++++ Available data ++++
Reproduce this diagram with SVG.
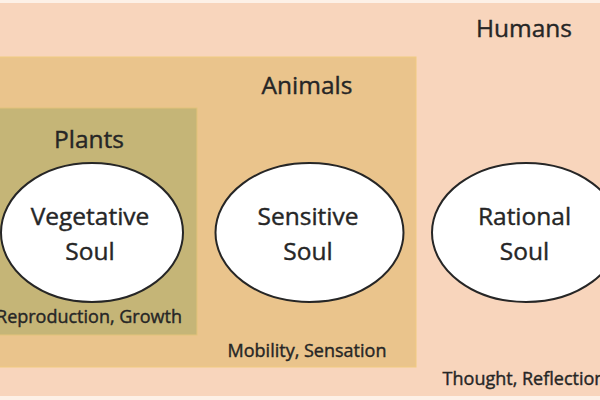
<svg xmlns="http://www.w3.org/2000/svg" width="600" height="400" viewBox="0 0 600 400">
<style>
.lbl{font-family:"Open Sans","Liberation Sans",sans-serif;fill:#262626;stroke:#262626;stroke-width:0.4;text-anchor:middle}
.big{font-size:24.5px}
.small{font-size:18px}
.soul{fill:#ffffff;stroke:#262626;stroke-width:2}
</style>
<rect x="0" y="0" width="600" height="400" fill="#fdf1e7"/>
<g id="humans">
<rect x="0" y="3" width="600" height="393" fill="#f8d5bc"/>
<text class="lbl big" x="524" y="37">Humans</text>
<text class="lbl small" x="524" y="385">Thought, Reflection</text>
</g>
<g id="animals">
<rect x="-2" y="57" width="418" height="310" fill="#eac48c" stroke="#f0cb80" stroke-width="1"/>
<text class="lbl big" x="307" y="94">Animals</text>
<text class="lbl small" x="307" y="357">Mobility, Sensation</text>
</g>
<g id="plants">
<rect x="-2" y="108" width="199" height="227" fill="#c5b577" stroke="#e2c27a" stroke-width="1"/>
<text class="lbl big" x="89" y="148">Plants</text>
<text class="lbl small" x="89" y="323">Reproduction, Growth</text>
</g>
<g id="vegetative-soul">
<ellipse class="soul" cx="92" cy="232.5" rx="91" ry="69.5"/>
<text class="lbl big" x="90" y="225">Vegetative</text>
<text class="lbl big" x="90" y="260">Soul</text>
</g>
<g id="sensitive-soul">
<ellipse class="soul" cx="309.5" cy="232.5" rx="94" ry="69.5"/>
<text class="lbl big" x="308" y="225">Sensitive</text>
<text class="lbl big" x="308" y="260">Soul</text>
</g>
<g id="rational-soul">
<ellipse class="soul" cx="526" cy="232.5" rx="94" ry="69.5"/>
<text class="lbl big" x="524.5" y="225">Rational</text>
<text class="lbl big" x="524.5" y="260">Soul</text>
</g>
<g id="connectors"/>
</svg>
++++
* [Problem to solve]
Transcribe the material as is, with images omitted.

* [Expected answer]
Reproduce this diagram with SVG.
<svg xmlns="http://www.w3.org/2000/svg" width="600" height="400" viewBox="0 0 600 400">
<style>
.lbl{font-family:"Open Sans","Liberation Sans",sans-serif;fill:#262626;stroke:#262626;stroke-width:0.4;text-anchor:middle}
.big{font-size:24.5px}
.small{font-size:18px}
.soul{fill:#ffffff;stroke:#262626;stroke-width:2}
</style>
<rect x="0" y="0" width="600" height="400" fill="#fdf1e7"/>
<g id="humans">
<rect x="0" y="3" width="600" height="393" fill="#f8d5bc"/>
<text class="lbl big" x="524" y="37">Humans</text>
<text class="lbl small" x="524" y="385">Thought, Reflection</text>
</g>
<g id="animals">
<rect x="-2" y="57" width="418" height="310" fill="#eac48c" stroke="#f0cb80" stroke-width="1"/>
<text class="lbl big" x="307" y="94">Animals</text>
<text class="lbl small" x="307" y="357">Mobility, Sensation</text>
</g>
<g id="plants">
<rect x="-2" y="108" width="199" height="227" fill="#c5b577" stroke="#e2c27a" stroke-width="1"/>
<text class="lbl big" x="89" y="148">Plants</text>
<text class="lbl small" x="89" y="323">Reproduction, Growth</text>
</g>
<g id="vegetative-soul">
<ellipse class="soul" cx="92" cy="232.5" rx="91" ry="69.5"/>
<text class="lbl big" x="90" y="225">Vegetative</text>
<text class="lbl big" x="90" y="260">Soul</text>
</g>
<g id="sensitive-soul">
<ellipse class="soul" cx="309.5" cy="232.5" rx="94" ry="69.5"/>
<text class="lbl big" x="308" y="225">Sensitive</text>
<text class="lbl big" x="308" y="260">Soul</text>
</g>
<g id="rational-soul">
<ellipse class="soul" cx="526" cy="232.5" rx="94" ry="69.5"/>
<text class="lbl big" x="524.5" y="225">Rational</text>
<text class="lbl big" x="524.5" y="260">Soul</text>
</g>
<g id="connectors"/>
</svg>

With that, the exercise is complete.